Genf (dpa) - Die Weltgesundheitsorganisation (WHO) schlägt wegen der
Lage in Afghanistan Alarm. «Afghanistans Gesundheitssystem steht vor
dem Kollaps», teilten WHO-Chef Tedros Adhanom Ghebreyesus und der
Regionaldirektor für die Region, Ahmed Al-Mandhari, am Mittwoch nach
einem Besuch in Kabul mit. «Wenn nicht dringend etwas unternommen
wird, steht eine humanitäre Katastrophe unmittelbar bevor.»

Weil nach der Machtübernahme durch die Taliban im August Hilfsgelder
gestoppt wurden, hätten Tausende Gesundheitseinrichtungen kein Geld
mehr für Material oder die Bezahlung der Mitarbeiter.
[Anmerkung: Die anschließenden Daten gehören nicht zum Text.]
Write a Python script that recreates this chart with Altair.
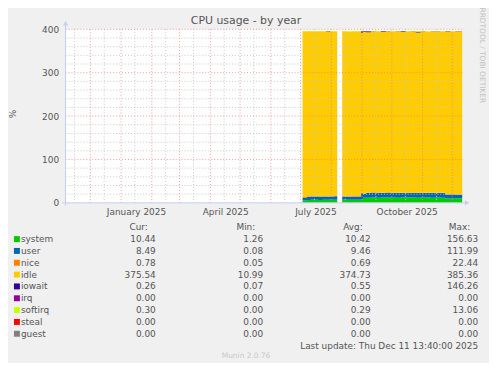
import altair as alt
import pandas as pd

FONT = "DejaVu Sans"
TXT = "#555555"

# ---------------- data ----------------
series = ["system", "user", "nice", "idle", "iowait", "irq", "softirq", "steal", "guest"]
colors = ["#00CC00", "#0066B3", "#FF8000", "#FFCC00", "#330099", "#990099", "#CCFF00", "#FF0000", "#808080"]

# first block of samples (ends just before the gap in August)
dates1 = ["2025-07-03", "2025-07-07", "2025-07-11", "2025-07-15", "2025-07-19",
          "2025-07-23", "2025-07-27", "2025-07-31", "2025-08-04", "2025-08-07"]
system1 = [5.5, 6.8, 6.9, 7.0, 6.8, 6.9, 7.0, 6.9, 7.1, 7.1]
user1 = [6.0, 7.4, 7.6, 7.5, 7.7, 7.6, 7.4, 7.6, 8.0, 8.0]
nice1 = [1.8, 1.0, 0.5, 0.5, 0.4, 0.5, 0.5, 0.6, 0.9, 0.9]
idle1 = [382.1, 380.2, 380.5, 380.4, 380.6, 380.4, 379.6, 380.3, 379.4, 379.4]
iowait1 = [0.3, 0.3, 0.2, 0.3, 0.2, 0.3, 1.2, 0.3, 0.3, 0.3]
softirq1 = [0.3, 0.3, 0.3, 0.3, 0.3, 0.3, 0.3, 0.3, 0.3, 0.3]

# second block of samples (after the gap)
dates2 = ["2025-08-12", "2025-08-17", "2025-08-22", "2025-08-27", "2025-08-31", "2025-09-02",
          "2025-09-05", "2025-09-10", "2025-09-15", "2025-09-20", "2025-09-25", "2025-09-30",
          "2025-10-05", "2025-10-10", "2025-10-15", "2025-10-20", "2025-10-25", "2025-10-30",
          "2025-11-04", "2025-11-09", "2025-11-14", "2025-11-19", "2025-11-24", "2025-11-29",
          "2025-12-04", "2025-12-11"]
system2 = [7.0, 6.9, 7.0, 7.2, 8.0, 11.5, 12.0, 12.3, 12.0, 12.2, 12.4, 12.1, 12.0,
           12.2, 12.3, 12.1, 12.0, 12.2, 12.1, 12.0, 12.2, 12.0, 9.8, 10.0, 10.4, 10.4]
user2 = [7.6, 7.5, 7.8, 7.6, 14.0, 9.5, 10.5, 10.8, 11.0, 10.6, 10.9, 10.7, 10.5,
         10.8, 10.6, 10.9, 10.5, 10.7, 10.6, 10.8, 10.5, 10.6, 9.6, 9.2, 8.5, 8.5]
nice2 = [0.6, 0.5, 0.5, 0.6, 1.5, 0.8, 0.6, 1.4, 0.6, 0.7, 1.2, 0.6, 0.7,
         0.5, 0.6, 0.6, 0.6, 0.5, 0.6, 0.7, 0.6, 0.6, 0.7, 0.8, 0.78, 0.78]
idle2 = [380.2, 379.2, 380.1, 380.0, 368.7, 371.9, 370.1, 370.7, 371.7, 370.2, 370.7, 371.9, 372.0,
         370.0, 370.3, 371.5, 369.5, 371.8, 370.8, 371.6, 371.9, 372.1, 374.1, 375.4, 375.5, 375.5]
iowait2 = [0.3, 0.4, 0.3, 0.3, 3.5, 2.0, 2.5, 0.5, 0.4, 2.0, 0.5, 0.4, 0.5,
           2.2, 0.4, 0.6, 1.8, 0.5, 0.4, 0.6, 0.5, 0.4, 1.5, 0.3, 0.26, 0.26]
softirq2 = [0.3, 1.5, 0.3, 0.3, 0.3, 0.3, 0.3, 0.3, 0.3, 0.3, 0.3, 0.3, 0.3,
            0.3, 1.8, 0.3, 1.6, 0.3, 1.5, 0.3, 0.3, 0.3, 0.3, 0.3, 0.3, 0.3]

# legend table
cols = ["Cur", "Min", "Avg", "Max"]
cur = [10.44, 8.49, 0.78, 375.54, 0.26, 0.00, 0.30, 0.00, 0.00]
mins = [1.26, 0.08, 0.05, 10.99, 0.07, 0.00, 0.00, 0.00, 0.00]
avg = [10.42, 9.46, 0.69, 374.73, 0.55, 0.00, 0.29, 0.00, 0.00]
maxs = [156.63, 111.99, 22.44, 385.36, 146.26, 0.00, 13.06, 0.00, 0.00]

# axis ticks / grid
y_labels = [0, 100, 200, 300, 400]
y_major = [100, 200, 300, 400]
y_minor = [20, 40, 60, 80, 120, 140, 160, 180, 220, 240, 260, 280, 320, 340, 360, 380]
x_major = ["2024-12-01", "2025-01-01", "2025-02-01", "2025-03-01", "2025-04-01", "2025-05-01",
           "2025-06-01", "2025-07-01", "2025-08-01", "2025-09-01", "2025-10-01", "2025-11-01",
           "2025-12-01"]
x_minor = ["2024-11-15", "2024-12-15", "2025-01-15", "2025-02-15", "2025-03-15", "2025-04-15",
           "2025-05-15", "2025-06-15", "2025-07-15", "2025-08-15", "2025-09-15", "2025-10-15",
           "2025-11-15"]
label_months = [1, 4, 7, 10]


def long_df(dates, cols_map):
    rows = []
    for i, d in enumerate(dates):
        for k, s in enumerate(series):
            if s in cols_map:
                rows.append({"date": d, "series": s, "idx": k, "value": cols_map[s][i]})
    return pd.DataFrame(rows)


df1 = long_df(dates1, {"system": system1, "user": user1, "nice": nice1, "idle": idle1,
                       "iowait": iowait1, "softirq": softirq1})
df2 = long_df(dates2, {"system": system2, "user": user2, "nice": nice2, "idle": idle2,
                       "iowait": iowait2, "softirq": softirq2})

# ---------------- scales / axes ----------------
xscale = alt.Scale(type="utc", domain=[alt.DateTime(year=2024, month=11, date=6, utc=True),
                                       alt.DateTime(year=2025, month=12, date=11, utc=True)])
yscale = alt.Scale(domain=[0, 400], nice=False)
xaxis = alt.Axis(values=[alt.DateTime(year=2025, month=m, date=16, utc=True) for m in label_months],
                 format="%B %Y", grid=False, ticks=False, domain=False, labelPadding=5,
                 labelFont=FONT, labelFontSize=9, labelColor=TXT, title=None, labelFlush=False)
yaxis = alt.Axis(values=y_labels, grid=False, ticks=False, domain=False, labelPadding=7,
                 labelFont=FONT, labelFontSize=9, labelColor=TXT,
                 title="%", titleFont=FONT, titleFontSize=9, titleColor=TXT, titleFontWeight="normal",
                 titleAngle=-90, titleX=-53, titleY=85, titleAlign="center", titleBaseline="middle")
cscale = alt.Scale(domain=series, range=colors)


def area(df):
    return alt.Chart(df).mark_area(interpolate="step-after").encode(
        x=alt.X("date:T", scale=xscale, axis=xaxis),
        y=alt.Y("value:Q", stack="zero", scale=yscale, axis=yaxis),
        color=alt.Color("series:N", scale=cscale, legend=None),
        order=alt.Order("idx:Q", sort="ascending"),
    )


dash = [1, 2]
ymin_r = alt.Chart(pd.DataFrame({"v": y_minor})).mark_rule(
    stroke="#c8c8c8", strokeDash=dash, strokeWidth=1).encode(
    y=alt.Y("v:Q", scale=yscale, axis=yaxis))
xmin_r = alt.Chart(pd.DataFrame({"d": x_minor})).mark_rule(
    stroke="#c8c8c8", strokeDash=dash, strokeWidth=1).encode(
    x=alt.X("d:T", scale=xscale, axis=xaxis))
ymaj_r = alt.Chart(pd.DataFrame({"v": y_major})).mark_rule(
    stroke="#f08080", strokeDash=dash, strokeWidth=1, opacity=0.8).encode(
    y=alt.Y("v:Q", scale=yscale, axis=yaxis))
xmaj_r = alt.Chart(pd.DataFrame({"d": x_major})).mark_rule(
    stroke="#f08080", strokeDash=dash, strokeWidth=1, opacity=0.8).encode(
    x=alt.X("d:T", scale=xscale, axis=xaxis))

one = pd.DataFrame({"a": [0]})
AX = "#c4cdf2"
yline = alt.Chart(one).mark_rule(stroke=AX, strokeWidth=1).encode(
    x=alt.value(0), y=alt.value(-4), y2=alt.value(178))
xline = alt.Chart(one).mark_rule(stroke=AX, strokeWidth=1).encode(
    x=alt.value(-3), x2=alt.value(403), y=alt.value(175))
yarrow = alt.Chart(one).mark_point(shape="triangle-up", filled=True, color=AX, size=28, opacity=1).encode(
    x=alt.value(0), y=alt.value(-6))
xarrow = alt.Chart(one).mark_point(shape="triangle-right", filled=True, color=AX, size=28, opacity=1).encode(
    x=alt.value(405), y=alt.value(175))

title = alt.Chart(one).mark_text(text="CPU usage - by year", font=FONT, fontSize=11, color=TXT,
                                 align="center", baseline="middle").encode(
    x=alt.value(182), y=alt.value(-8))
rrd = alt.Chart(one).mark_text(text="RRDTOOL / TOBI OETIKER", font=FONT, fontSize=7.5, color="#c0c0c0",
                               align="left", baseline="middle", angle=90).encode(
    x=alt.value(420), y=alt.value(-22))

main = alt.layer(area(df1), area(df2), ymin_r, xmin_r, ymaj_r, xmaj_r,
                 yline, xline, yarrow, xarrow, title, rrd)

# ---------------- legend table ----------------
rows_dom = ["header"] + series
ys = alt.Scale(domain=rows_dom, range=[199.6, 307], padding=0)
xs = alt.Scale(domain=cols, range=[91, 416], padding=0)

cells = []
for i, s in enumerate(series):
    for c, arr in zip(cols, [cur, mins, avg, maxs]):
        cells.append({"row": s, "col": c, "txt": f"{arr[i]:.2f}"})
cells_df = pd.DataFrame(cells)
head_df = pd.DataFrame({"row": ["header"] * 4, "col": cols, "txt": [c + ":" for c in cols]})
names_df = pd.DataFrame({"row": series})

nums = alt.Chart(cells_df).mark_text(font=FONT, fontSize=9, color=TXT, align="right", baseline="middle").encode(
    x=alt.X("col:N", scale=xs, axis=None), y=alt.Y("row:N", scale=ys, axis=None), text="txt:N")
heads = alt.Chart(head_df).mark_text(font=FONT, fontSize=9, color=TXT, align="right", baseline="middle",
                                     dx=-8).encode(
    x=alt.X("col:N", scale=xs, axis=None), y=alt.Y("row:N", scale=ys, axis=None), text="txt:N")
names = alt.Chart(names_df).mark_text(font=FONT, fontSize=9, color=TXT, align="left", baseline="middle").encode(
    x=alt.value(-45), y=alt.Y("row:N", scale=ys, axis=None), text="row:N")
swatch = alt.Chart(names_df).mark_square(size=36, opacity=1).encode(
    x=alt.value(-49), y=alt.Y("row:N", scale=ys, axis=None),
    color=alt.Color("row:N", scale=cscale, legend=None))
upd = alt.Chart(one).mark_text(text="Last update: Thu Dec 11 13:40:00 2025", font=FONT, fontSize=9,
                               color=TXT, align="right", baseline="middle").encode(
    x=alt.value(416), y=alt.value(319.5))
munin = alt.Chart(one).mark_text(text="Munin 2.0.76", font=FONT, fontSize=7.5, color="#c8c8c8",
                                 align="center", baseline="middle").encode(
    x=alt.value(182), y=alt.value(329.5))

table = alt.layer(nums, heads, names, swatch, upd, munin)

chart = alt.layer(main, table).resolve_scale(x="independent", y="independent").properties(
    width=400, height=175,
    autosize=alt.AutoSizeParams(type="none"),
    padding={"left": 58, "top": 20, "right": 27, "bottom": 160},
    background="#F0F0F0",
).configure_view(fill="white", stroke=None)

chart.save("out.html", embed_options={"renderer": "svg", "actions": False})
Kliniken seien
deshalb teils geschlossen worden, und Pflegepersonal sei gezwungen
darüber zu entscheiden, wer gerettet werde und wer sterben müsse.
Weil weniger weibliche Pflegekräfte zur Arbeit gingen, blieben auch
Patientinnen den Kliniken fern. Die WHO investiere aber weiter in die
Ausbildung von Frauen in diesem Bereich.

Neun von 37 Covid-Kliniken hätten schließen müssen, es werde weniger

auf das Coronavirus getestet und geimpft. Es gebe 1,8 Millionen
Corona-Impfdosen im Land, die dringend verabreicht werden müssten.
Die Ausrottung von Polio sei in Gefahr und Masernfälle häuften sich.
Die WHO stehe mit Partnern bereit, um im ganzen Land von Haus zu Haus
zu gehen und gegen Polio, Masern und eine Corona-Infektion zu impfen.

Die WHO hat nach eigenen Angaben seit der Machtübernahme der Taliban
170 Tonnen medizinisches Material nach Afghanistan gebracht. Für die
Fortsetzung der Hilfe benötigt die WHO für die kommenden vier Monate
gut 38 Millionen Dollar (knapp 33 Millionen Euro).